Agora voltemos a Avraham
Já aos três anos de idade Avraham começou a longa busca pelo único D'us verdadeiro.31 Depois que ele O reconheceu, devotou o resto de sua vida a espalhar a verdade num mundo totalmente pagão. A tarefa solitária de Avraham o chamava a usar todas as suas energias, indo além do ponto do auto-sacrifício. Apesar disso, ele nunca fugiu a isso, e sempre perseverou.
Sob essa luz, não admira que D'us prometa a Avraham que “… Eu estabelecerei Meu pacto entre Eu e você, e entre sua semente depois de você no decorrer das suas gerações como um pacto eterno, para ser um D'us para você e sua semente depois de você…”32
Não foi senão até a Outorga da Torá no Monte Sinai que D'us realmente escolheu a nação judaica. Ele os escolheu não por causa de qualidades superiores que eles tivessem. Pelo contrário, A Outorga da Torá no Monte Sinai celebra D'us escolhendo os judeus para serem “um reino de príncipes e uma nação sagrada,”33 apesar de sua aparente semelhança com as outras nações do mundo.

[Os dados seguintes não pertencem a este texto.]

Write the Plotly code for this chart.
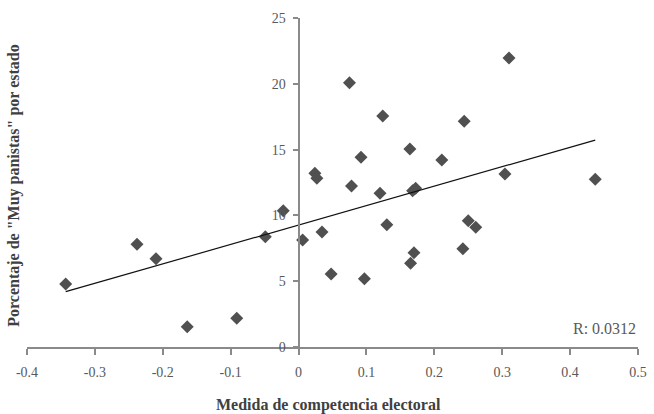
import numpy as np
import plotly.graph_objects as go

# Electoral competitiveness per state vs. share of "Muy panistas"
competencia = [-0.343, -0.238, -0.210, -0.164, -0.091, -0.049, -0.0225, 0.006,
               0.0345, 0.048, 0.097, 0.130, 0.165, 0.170, 0.242, 0.250,
               0.261, 0.075, 0.310, 0.124, 0.244, 0.164, 0.092, 0.211,
               0.024, 0.027, 0.078, 0.120, 0.168, 0.1725, 0.304, 0.437]
muy_panistas = [4.79, 7.80, 6.71, 1.54, 2.18, 8.38, 10.36, 8.13,
                8.74, 5.55, 5.19, 9.29, 6.36, 7.17, 7.47, 9.60,
                9.10, 20.08, 21.96, 17.55, 17.15, 15.05, 14.41, 14.21,
                13.20, 12.82, 12.23, 11.68, 11.88, 12.06, 13.15, 12.74]

x_ticks = [-0.4, -0.3, -0.2, -0.1, 0, 0.1, 0.2, 0.3, 0.4, 0.5]
x_tick_text = ["-0.4", "-0.3", "-0.2", "-0.1", "0", "0.1", "0.2", "0.3", "0.4", "0.5"]
y_ticks = [0, 5, 10, 15, 20, 25]
r_label = "R: 0.0312"

FONT = "Liberation Serif"
AXIS_GREY = "#8a8a8a"

# Linear trend over the observed range
slope, intercept = np.polyfit(competencia, muy_panistas, 1)
x_fit = np.array([min(competencia), max(competencia)])
y_fit = intercept + slope * x_fit

fig = go.Figure()
fig.add_trace(go.Scatter(
    x=competencia, y=muy_panistas, mode="markers",
    marker=dict(symbol="diamond", size=10, color="#505050"),
    showlegend=False,
))
fig.add_trace(go.Scatter(
    x=x_fit, y=y_fit, mode="lines",
    line=dict(color="#111111", width=1.2),
    showlegend=False,
))

x_zero_frac = (0 - x_ticks[0]) / (x_ticks[-1] - x_ticks[0])

fig.update_layout(
    width=654, height=414,
    margin=dict(l=27, r=16, t=18, b=67),
    paper_bgcolor="white", plot_bgcolor="white",
    font=dict(family=FONT, size=14, color="#595959"),
    xaxis=dict(
        range=[x_ticks[0], x_ticks[-1]], tickvals=x_ticks, ticktext=x_tick_text,
        showgrid=False, zeroline=False, showline=True, linecolor=AXIS_GREY,
        linewidth=2, ticks="outside", ticklen=6, tickwidth=2, tickcolor=AXIS_GREY,
        ticklabelstandoff=5, automargin=False,
    ),
    yaxis=dict(
        range=[y_ticks[0], y_ticks[-1]], tickvals=y_ticks,
        showgrid=False, zeroline=False, showline=True, linecolor=AXIS_GREY,
        linewidth=2, ticks="outside", ticklen=5, tickwidth=2, tickcolor=AXIS_GREY,
        anchor="free", position=x_zero_frac, ticklabelstandoff=4, automargin=False,
    ),
    annotations=[
        dict(text="<b>Medida de competencia electoral</b>", xref="paper", yref="paper",
             x=0.493, y=0, yshift=-58, showarrow=False, xanchor="center", yanchor="middle",
             font=dict(family=FONT, size=16, color="#404040")),
        dict(text='<b>Porcentaje de "Muy panistas" por estado</b>', xref="paper", yref="paper",
             x=0, xshift=-13, y=0.49, showarrow=False, textangle=-90,
             xanchor="center", yanchor="middle",
             font=dict(family=FONT, size=16, color="#404040")),
        dict(text=r_label, xref="paper", yref="paper", x=1, y=0, yshift=19,
             showarrow=False, xanchor="right", yanchor="middle",
             font=dict(family=FONT, size=16, color="#595959")),
    ],
)

fig.write_html("out.html")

Em outras palavras, antes do Sinai, D'us escolhendo Avraham e seus descendentes foi baseado naquilo que pode ser chamado de “uma escolha arrazoada”. No Monte Sinai foi uma escolha “real”, supra-racional.3435
Vínculo Inquebrantável
A Mishná declara: “Qualquer amor que depende uma uma consideração especifica – quando aquela consideração desaparece, o amor cessa; se não depender de uma consideração específica – nunca cessará.”36
Não fomos escolhidos para nos tornarmos “uma luz entre as nações” devido a quaisquer qualidades únicas. Pelo contrário, o Judaísmo é baseado na escolha de D'us por nós apesar de nossa não-singularidade. Mas é exatamente este tipo de escolha que torna nossa missão única neste mundo a mais humilde e inspiradora.